In Italy there are different types of eating establishments—namely, restaurants, trattorias, and osterias. The differences today don’t mean as much as in the past, as many trattorias and even restaurants today call themselves osterias, and vice versa. And the evolution continues with the advent of agritourism and the Slow Food Movement.
The osteria, or inn, was developed between the First and Second World Wars. In these taverns shelter was needed, a few tables, lots of wine, and very little food. Until the 1960s, only a few hot dishes were offered, such as a pot of boiled tripe or minestrone. Over time, they served simple meals. Usually there was no menu and the offerings changed daily, according to the local market. Over time, two or three courses might be offered at a fixed price, including wine.
Trattorias evolved between the 60s and 80s and offered more options than osterias. Traditionally, they were family-owned, casual, and rustic places that served fresh, unassuming, and conventional local food at reasonable prices. Restaurants, on the other hand, traditionally offer complete meals or à la carte dishes presented on a printed menu with fixed prices. Some have a host or hostess, a sommelier and a professional kitchen staff, although not all are the same.
As the distinction between these types of restaurants have blurred, according to the guide, Osterie d’Italia 2019, at least four different types of “trattorias” have emerged: traditional, modern, agritourism, and traditional restaurant. In the traditional trattoria, the focus is on the raw ingredients whose origin is strictly local. The dishes are handed down from generation to generation. The tables are managed in an informal and simple way, in many cases by family members divided between the kitchen and tables. The modern trattoria might have minimalist furniture and it might have a more updated look without checkered tablecloths and plates or peasant tools on the walls. But more importantly, its dishes tend to rethink traditional dishes with a modern touch and an unusual presentation. These places are often run by young people, most often long-time friends with a passion for wine, who are trying to reshape history in a contemporary way.

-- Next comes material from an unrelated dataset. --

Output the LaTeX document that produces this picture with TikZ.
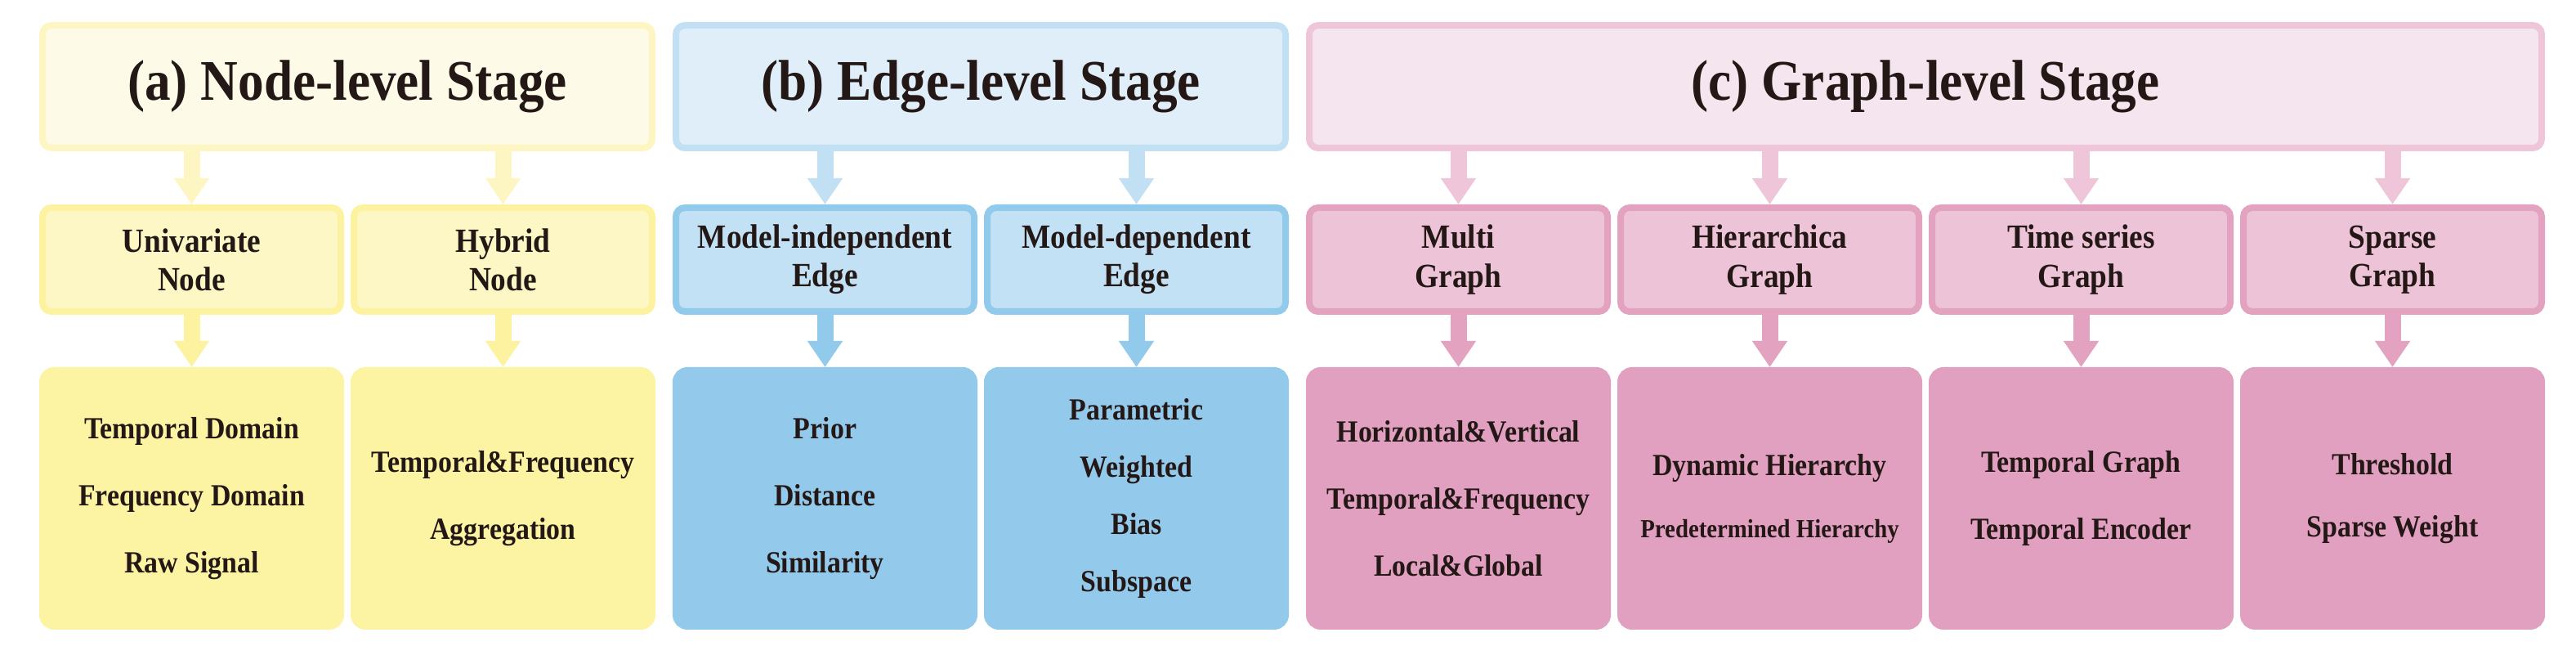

Traditional restaurants usually are more elegant with more service formalities. In general, their dishes reflect tradition while attempting to keep in step with the times. The agritourism sector is a model on the rise. The idea here is to serve dishes prepared with vegetables cultivated, cheeses produced, and meat raised just a few meters from one’s table. The cuisine is more or less rigorously linked to tradition. On the table, risotto, lasagna, soup, baked goose or roast kid might arrive, as well as a rich selection of cold cuts and cheeses to try.

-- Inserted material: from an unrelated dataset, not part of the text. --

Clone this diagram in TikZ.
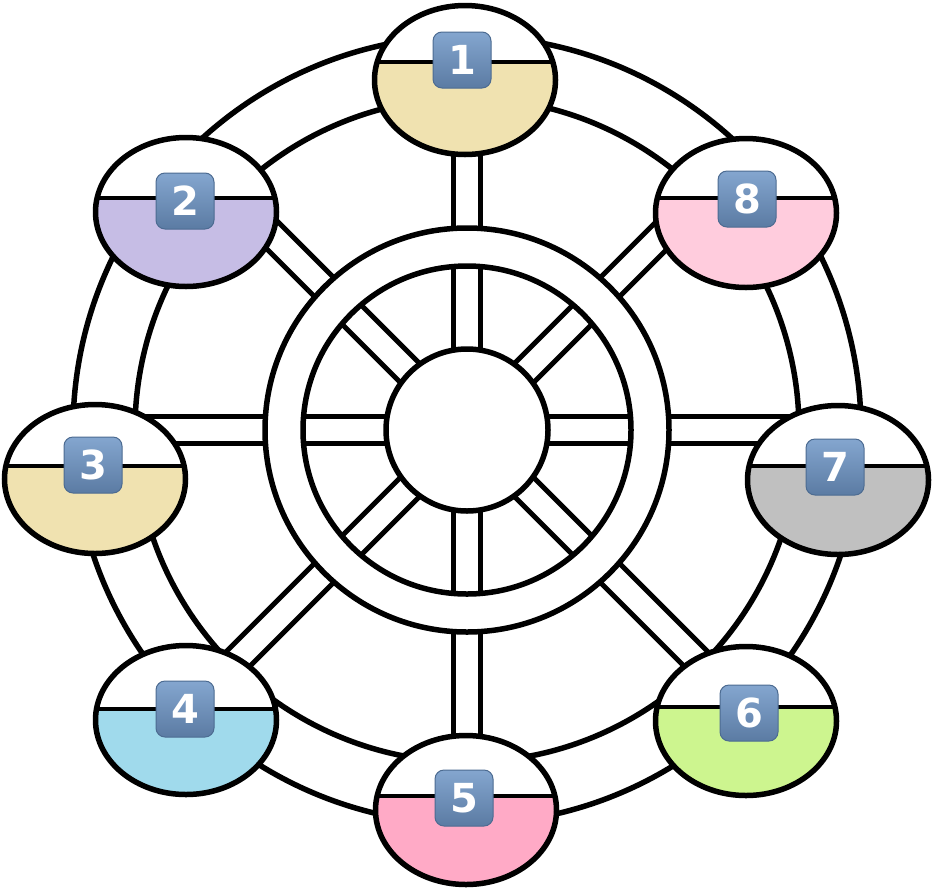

According to the Osteria guide, the best establishments share the same qualities including: a welcome and convivial environment; fair value for money; use of local products whenever possible; and knowledge of how to pair wines, even the house wine. The guide lists 1,617 osterias or trattorias, and the best ones are indicated by the snail symbol of the Slow Food Movement (SFM). In 1986, an Italian food and wine journalist Carlo Petrini started the SFM. He was haunted by the spectre of fast food companies eroding Italy’s ancient culinary culture. The opening of McDonald’s on the Spanish Steps in Rome was the last straw. Today the snail symbol is a prestigious badge of honor for Italy’s best trattorias.